Local council may be sued over shared school lavatories The Sunday Times 14.12.19

The original article is here.

Parents, teachers and children are to sue a council unless it withdraws guidance to schools on how to handle youngsters questioning their gender identity.

The case could affect all schools as they grapple with a surge in pupils wanting to be identified as girls rather than boys and vice versa.

The advice from Oxfordshire county council’s Trans Inclusion Toolkit for Schools and Education Settings 2019 tells schools that transgender pupils may use the school lavatories and changing rooms of the gender they feel themselves to be.

It says “as far as possible, trans children . . . should be able to sleep in dorms appropriate to their gender identity” on school trips, and take part in PE lessons with girls or boys, depending on how they identify. It also discourages teachers from disclosing to parents that a child may be struggling with their gender identity.

This weekend the council was issued with a legal letter threatening a judicial review unless it withdraws the guidance by January 3.

The letter says the rights of girls to preserve their dignity and privacy has not been sufficiently considered.

The action would be brought by Vicki Edwards, mother of a 12-year-old boy; Miss A, on behalf of her 13-year-old daughter, who attends a girls’ school; and Miss C, a teacher and mother.

They are backed by the Safe Schools Alliance UK, a group of parents, teachers and professionals that is raising money for the case.

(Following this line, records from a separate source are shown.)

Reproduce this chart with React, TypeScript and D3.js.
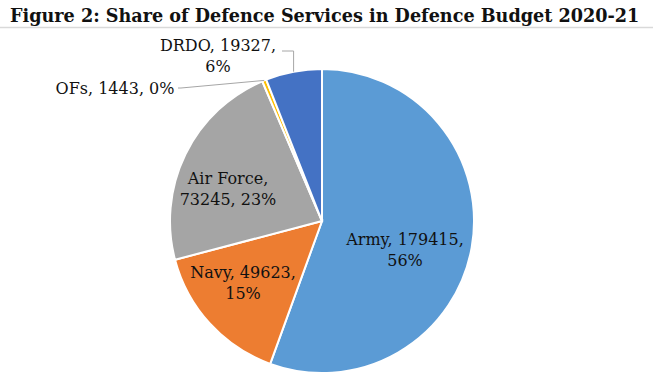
import * as d3 from "d3";
import { useEffect, useRef } from "react";

const categories = ["Army", "Navy", "Air Force", "OFs", "DRDO"];
const values = [179415, 49623, 73245, 1443, 19327];
const percents = ["56%", "15%", "23%", "0%", "6%"];
const colors = ["#5b9bd5", "#ed7d31", "#a5a5a5", "#ffc000", "#4472c4"];

// label lines per slice, as Excel wrapped them
const labelLines = [
  [`${categories[0]}, ${values[0]},`, percents[0]],
  [`${categories[1]}, ${values[1]},`, percents[1]],
  [`${categories[2]},`, `${values[2]}, ${percents[2]}`],
  [`${categories[3]}, ${values[3]}, ${percents[3]}`],
  [`${categories[4]}, ${values[4]},`, percents[4]],
];

const W = 653;
const H = 384;

const App = () => {
  const ref = useRef(null);

  useEffect(() => {
    const svg = d3.select(ref.current);
    svg.selectAll("*").remove();

    const cx = 322;
    const cy = 221;
    const r = 152;
    const font = "'DejaVu Serif', Georgia, serif";

    const title = svg.append("text")
      .attr("x", 10)
      .attr("y", 22)
      .style("font-family", font)
      .style("font-weight", "bold")
      .style("font-size", "18px")
      .style("fill", "#111")
      .text("Figure 2: Share of Defence Services in Defence Budget 2020-21");
    // shrink the title so it fits the 630px it takes in the reference
    const tw = title.node().getComputedTextLength();
    if (tw > 630) title.style("font-size", `${(18 * 630) / tw}px`);

    svg.append("line")
      .attr("x1", 0).attr("x2", W)
      .attr("y1", 27.5).attr("y2", 27.5)
      .style("stroke", "#d9d9d9")
      .style("stroke-width", 1.5);

    const pie = d3.pie().sort(null).value((d) => d)(values);
    const arc = d3.arc().innerRadius(0).outerRadius(r);

    const g = svg.append("g").attr("transform", `translate(${cx},${cy})`);
    g.selectAll("path")
      .data(pie)
      .enter()
      .append("path")
      .attr("d", arc)
      .style("fill", (d, i) => colors[i])
      .style("stroke", "#fff")
      .style("stroke-width", 2);

    // label centers relative to pie center (Excel best fit)
    const labelPos = [[83, 29], [-79, 62], [-94, -32], [-207, -133], [-104, -165]];
    const lineGap = 21;

    labelLines.forEach((lines, i) => {
      const [lx, ly] = labelPos[i];
      const t = g.append("text")
        .attr("text-anchor", "middle")
        .style("font-family", font)
        .style("font-size", "16px")
        .style("fill", "#111");
      lines.forEach((s, j) => {
        t.append("tspan")
          .attr("x", lx)
          .attr("y", ly + (j - (lines.length - 1) / 2) * lineGap)
          .attr("dy", "0.35em")
          .text(s);
      });
    });

    // leader lines for outside labels
    const outer = d3.arc().innerRadius(r).outerRadius(r);
    const [ox, oy] = outer.centroid(pie[3]);
    g.append("path")
      .attr("d", `M${-144},${-133}L${-141},${-133}L${ox},${oy}`)
      .style("fill", "none")
      .style("stroke", "#a6a6a6");
    const [dx, dy] = outer.centroid(pie[4]);
    g.append("path")
      .attr("d", `M${-40},${-170}L${dx},${-170}L${dx},${dy}`)
      .style("fill", "none")
      .style("stroke", "#a6a6a6");
  }, []);

  return (
    <svg
      ref={ref}
      width={W}
      height={H}
      style={{ position: "absolute", left: 0, top: 0, background: "#fff" }}
    />
  );
};

export default App;
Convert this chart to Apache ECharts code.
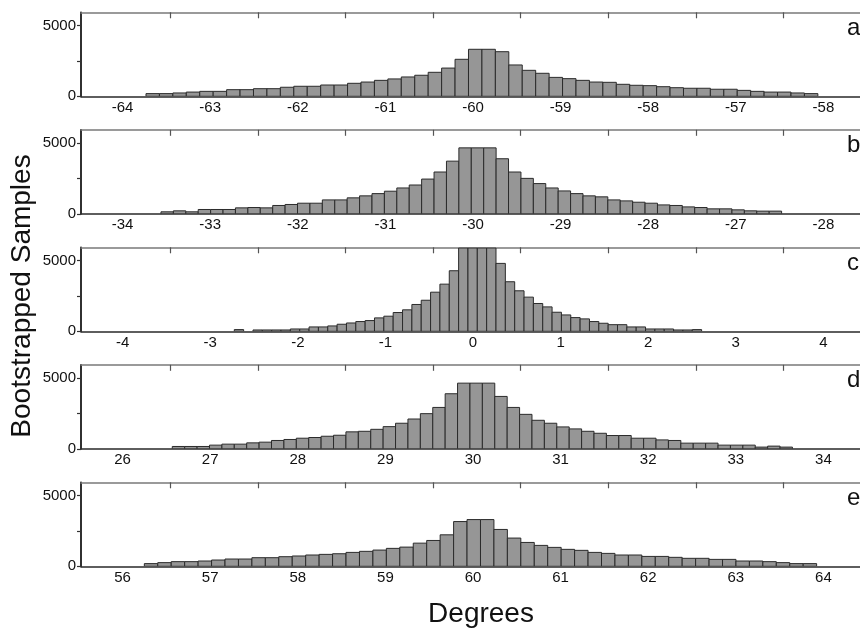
<!DOCTYPE html>
<html>
<head>
<meta charset="utf-8">
<script src="https://cdn.jsdelivr.net/npm/echarts@6/dist/echarts.min.js"></script>
<style>html,body{margin:0;padding:0;background:#fff;}#c{width:860px;height:629px;}</style>
</head>
<body>
<div id="c"></div>
<script>
// ---- data ----
const panelLetters = ['a', 'b', 'c', 'd', 'e'];
const centers = [-60, -30, 0, 30, 60];

const labelsA = ['-64', '-63', '-62', '-61', '-60', '-59', '-58', '-57', '-58'];
const labelsB = ['-34', '-33', '-32', '-31', '-30', '-29', '-28', '-27', '-28'];
const labelsC = ['-4', '-3', '-2', '-1', '0', '1', '2', '3', '4'];
const labelsD = ['26', '27', '28', '29', '30', '31', '32', '33', '34'];
const labelsE = ['56', '57', '58', '59', '60', '61', '62', '63', '64'];

const binStart = [-63.733, -33.562, -2.725, 26.567, 56.248];
const binWidth = [0.1534, 0.1417, 0.1067, 0.1416, 0.1535];

const countsA = [190,190,236,300,350,350,470,470,540,540,640,710,710,800,800,920,1010,1130,1230,1370,1490,1700,2000,2620,3330,3330,3160,2220,1840,1630,1340,1250,1130,1010,990,850,780,755,680,610,570,570,500,500,420,350,300,300,236,190];
const countsB = [140,210,140,305,305,305,420,445,420,590,660,750,750,985,985,1130,1270,1430,1600,1830,2040,2460,2960,3730,4670,4670,4670,3900,2960,2510,2140,1830,1620,1430,1270,1200,985,915,820,750,630,590,490,445,350,350,280,210,190,190];
const countsC = [120,0,95,95,95,95,165,165,310,310,380,500,590,690,760,950,1070,1330,1520,1900,2200,2770,3340,4290,5900,5900,5900,5900,4810,3510,2870,2420,1970,1730,1350,1160,970,880,690,570,470,470,310,310,165,165,165,95,95,120];
const countsD = [165,165,165,260,330,330,420,470,590,660,750,800,890,960,1200,1240,1380,1570,1810,2110,2490,2930,3900,4650,4650,4650,3710,2930,2440,2020,1810,1550,1410,1240,1100,940,940,750,750,630,590,400,400,400,260,260,260,120,190,120];
const countsE = [190,260,330,330,375,445,515,515,610,610,680,730,800,845,890,985,1060,1150,1270,1360,1640,1830,2230,3170,3310,3310,2610,2000,1690,1480,1340,1200,1130,985,915,800,800,700,700,635,565,565,490,490,375,375,330,260,190,190];

const yLabelValues = [0, 5000];
const yTickValues = [0, 2500, 5000];

// ---- build ----
const allLabels = [labelsA, labelsB, labelsC, labelsD, labelsE];
const allCounts = [countsA, countsB, countsC, countsD, countsE];
const FONT = 'Liberation Sans, Arial, Helvetica, sans-serif';

const grids = [], xAxes = [], yAxes = [], series = [], graphics = [];
for (let i = 0; i < 5; i++) {
  const c = centers[i];
  const top = 12.3 + 117.5 * i;
  grids.push({ left: 81, top: top, right: 0, height: 84 });
  const xmin = c - 4.475, xmax = c + 4.418;
  const labs = allLabels[i];
  // bottom axis: labels
  xAxes.push({
    type: 'value', gridIndex: i, position: 'bottom', min: xmin, max: xmax,
    axisLine: { show: true, onZero: false, lineStyle: { color: '#2a2a2a', width: 1.5 } },
    axisTick: { show: false },
    splitLine: { show: false },
    axisLabel: {
      show: true, margin: 4, color: '#111', fontSize: 15, fontFamily: FONT,
      customValues: labs.map((_, k) => c - 4 + k),
      formatter: (v) => labs[Math.round(v - c + 4)]
    }
  });
  // top axis: ticks only
  xAxes.push({
    type: 'value', gridIndex: i, position: 'top', min: xmin, max: xmax,
    axisLine: { show: true, onZero: false, lineStyle: { color: '#7a7a7a', width: 1.5 } },
    axisTick: { show: true, inside: true, length: 6, lineStyle: { color: '#555', width: 1.2 },
      customValues: [0,1,2,3,4,5,6,7].map(k => c - 3.457 + k) },
    axisLabel: { show: false },
    splitLine: { show: false }
  });
  yAxes.push({
    type: 'value', gridIndex: i, min: 0, max: 5950,
    axisLine: { show: true, onZero: false, lineStyle: { color: '#1a1a1a', width: 1.8 } },
    axisTick: { show: true, inside: false, length: 4, lineStyle: { color: '#333', width: 1.2 }, customValues: yTickValues },
    axisLabel: { show: true, margin: 5, color: '#111', fontSize: 15, fontFamily: FONT, customValues: yLabelValues,
      formatter: (v) => String(v) },
    splitLine: { show: false }
  });
  const w = binWidth[i];
  series.push({
    type: 'custom', xAxisIndex: 2 * i, yAxisIndex: i, clip: true,
    data: allCounts[i].map((v, k) => [binStart[i] + k * w, v]),
    renderItem: function (params, api) {
      const x0 = api.value(0), v = api.value(1);
      if (!v) return null;
      const p0 = api.coord([x0, v]);
      const p1 = api.coord([x0 + w, 0]);
      return {
        type: 'rect',
        shape: { x: p0[0], y: p0[1], width: p1[0] - p0[0], height: p1[1] - p0[1] },
        style: { fill: '#969696', stroke: '#2b2b2b', lineWidth: 1 }
      };
    }
  });
  graphics.push({
    type: 'text', left: 847, top: top + 4,
    style: { text: panelLetters[i], fontSize: 24, fontFamily: FONT, fill: '#111' }
  });
}
graphics.push({
  type: 'text', x: 481, y: 614,
  style: { text: 'Degrees', fontSize: 28, fontFamily: FONT, fill: '#111', align: 'center', verticalAlign: 'middle' }
});
graphics.push({
  type: 'text', x: 22, y: 296, rotation: Math.PI / 2,
  style: { text: 'Bootstrapped Samples', fontSize: 28, fontFamily: FONT, fill: '#111', align: 'center', verticalAlign: 'middle' }
});

const chart = echarts.init(document.getElementById('c'), null, { renderer: 'canvas' });
chart.setOption({
  animation: false,
  backgroundColor: '#fff',
  grid: grids,
  xAxis: xAxes,
  yAxis: yAxes,
  series: series,
  graphic: graphics
});
</script>
</body>
</html>
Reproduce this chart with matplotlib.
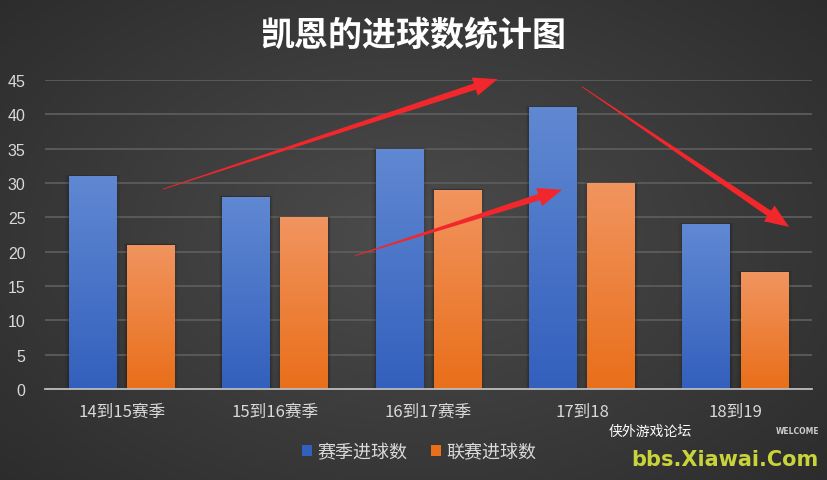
import matplotlib
import numpy as np

matplotlib.use("Agg")
import matplotlib.pyplot as plt  # noqa: E402
from matplotlib.colors import LinearSegmentedColormap  # noqa: E402
from matplotlib.patches import Polygon  # noqa: E402

plt.rcParams["font.family"] = ["Noto Sans CJK SC", "DejaVu Sans"]

TITLE = "凯恩的进球数统计图"
SEASONS = ["14到15赛季", "15到16赛季", "16到17赛季", "17到18", "18到19"]
SEASON_GOALS = [31, 28, 35, 41, 24]
LEAGUE_GOALS = [21, 25, 29, 30, 17]
LABELS = ["赛季进球数", "联赛进球数"]
Y_TICKS = [0, 5, 10, 15, 20, 25, 30, 35, 40, 45]

# annotation arrows (data coords): tail -> head
ARROWS = [((0.27, 29.1), (2.45, 45.1)),
          ((1.52, 19.4), (2.87, 29.0)),
          ((3.00, 44.0), (4.35, 23.6))]

BLUE = ("#3360bd", "#6088d2")
ORANGE = ("#e96f1a", "#f1945f")
TXT = "#d9d9d9"

fig = plt.figure(figsize=(8.27, 4.81), dpi=100)

# radial gradient background
bg = fig.add_axes([0, 0, 1, 1], zorder=0)
yy, xx = np.mgrid[-1:1:300j, -1:1:500j]
r = np.sqrt(xx ** 2 + (yy * 0.9) ** 2)
bg.imshow(r, cmap=LinearSegmentedColormap.from_list("bg", ["#4c4c4c", "#2a2a2a"]),
          extent=[0, 1, 0, 1], aspect="auto", vmin=0, vmax=1.45)
bg.axis("off")

ax = fig.add_axes([0.0544, 0.189, 0.9276, 0.643], zorder=1)
ax.patch.set_alpha(0)
x = np.arange(len(SEASONS))
w = 0.31
b1 = ax.bar(x - 0.19, SEASON_GOALS, w, color=BLUE[0], label=LABELS[0], zorder=3)
b2 = ax.bar(x + 0.19, LEAGUE_GOALS, w, color=ORANGE[0], label=LABELS[1], zorder=3)

ax.set_xlim(-0.5, len(SEASONS) - 0.5)
ax.set_ylim(0, 45)

# vertical gradient fill + soft shadow on each bar
for bars, (c0, c1) in ((b1, BLUE), (b2, ORANGE)):
    cmap = LinearSegmentedColormap.from_list("g", [c0, c1])
    for p in bars:
        x0, y0 = p.get_x(), p.get_y()
        bw, bh = p.get_width(), p.get_height()
        for k, a in ((0.022, 0.06), (0.012, 0.08), (0.005, 0.10)):
            ax.add_patch(plt.Rectangle((x0 - k, y0), bw + 2 * k, bh + k * 10,
                                       color="black", alpha=a, lw=0, zorder=2))
        im = ax.imshow(np.linspace(0, 1, 64).reshape(-1, 1), cmap=cmap,
                       extent=[x0, x0 + bw, y0, y0 + bh], origin="lower",
                       aspect="auto", zorder=3.5)
        im.set_clip_path(p)


def tapered_arrow(tail, head, body=6.5, hw=19.0, hl=24.0):
    """Thin-tailed arrow drawn in pixel space, widening towards the head."""
    t = ax.transData.transform(tail)
    h = ax.transData.transform(head)
    d = (h - t) / np.linalg.norm(h - t)
    n = np.array([-d[1], d[0]])
    base = h - d * hl
    pts = [t + n * 0.4, base + n * body / 2, base + n * hw / 2, h,
           base - n * hw / 2, base - n * body / 2, t - n * 0.4]
    pts = fig.transFigure.inverted().transform(pts)
    fig.add_artist(Polygon(pts, closed=True, transform=fig.transFigure,
                           color="#f2272c", lw=0, zorder=6))


for tail, head in ARROWS:
    tapered_arrow(tail, head)

ax.set_yticks(Y_TICKS)
ax.set_xticks(x, SEASONS)
ax.yaxis.grid(True, color="#5c5c5c", lw=1.3, zorder=0)
ax.set_axisbelow(True)
for s in ("top", "right", "left"):
    ax.spines[s].set_visible(False)
ax.spines["bottom"].set_color("#bdbdbd")
ax.spines["bottom"].set_linewidth(1.3)
ax.spines["bottom"].set_zorder(4)
ax.tick_params(length=0, colors=TXT, labelsize=12)
ax.tick_params(axis="x", pad=10)
ax.tick_params(axis="y", pad=14)
for lbl in ax.get_yticklabels():
    lbl.set_family(["Liberation Sans", "DejaVu Sans"])
    lbl.set_fontsize(11.5)

fig.text(0.5, 0.927, TITLE, ha="center", va="center", color="white",
         fontsize=24.5, fontweight="bold")

fig.legend(handles=[b1, b2], labels=LABELS, loc="center", bbox_to_anchor=(0.507, 0.058),
           ncol=2, frameon=False, fontsize=13, labelcolor=TXT,
           handlelength=0.55, handleheight=0.55, handletextpad=0.3, columnspacing=1.3)

# forum watermark
fig.text(0.786, 0.102, "侠外游戏论坛", color="white", fontsize=10, ha="center", va="center")
fig.text(0.965, 0.103, "WELCOME", color="#cccccc", fontsize=5.5, ha="center", va="center",
         family="DejaVu Sans", fontweight="bold")
fig.text(0.99, 0.043, "bbs.Xiawai.Com", color="#c8d43a", fontsize=15, ha="right",
         va="center", family="DejaVu Sans", fontweight="bold")

fig.savefig("out.png", dpi=100)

Its spokeswoman, Tanya Carter, said the guidance compelled schools “to allow male pupils to share changing rooms, toilets and dorm rooms on residential trips with female pupils — without parents’ knowledge or permission. It also allows males to take part in sports alongside females.

“This is in direct opposition to all safeguarding protocols, which recommend single-sex provision should be made for children over the age of eight when sleeping, using toilets and changing, and that contact sports should be segregated after puberty for safety reasons.”

She added: “The guidance also indicates that teachers failing to affirm the ‘gender identity’ of their pupils may face disciplinary action, and [assumes] any parent doing anything other than unquestioningly affirming the chosen ‘gender identity’ of their child should be viewed as a source of harm. This is extremely alarming.”

Edwards said: “Our children need to be taught to value honesty, facts and truth. We cannot teach them to develop healthy boundaries if schools are forcing them to ignore their own instincts and deny reality under threat of sanction and ostracism.”

The council said it was considering its response but was “confident the revised toolkit will provide helpful guidance to schools looking to support this potentially vulnerable group of young people.” It added: “We utterly refute the suggestion we are failing to safeguard children.”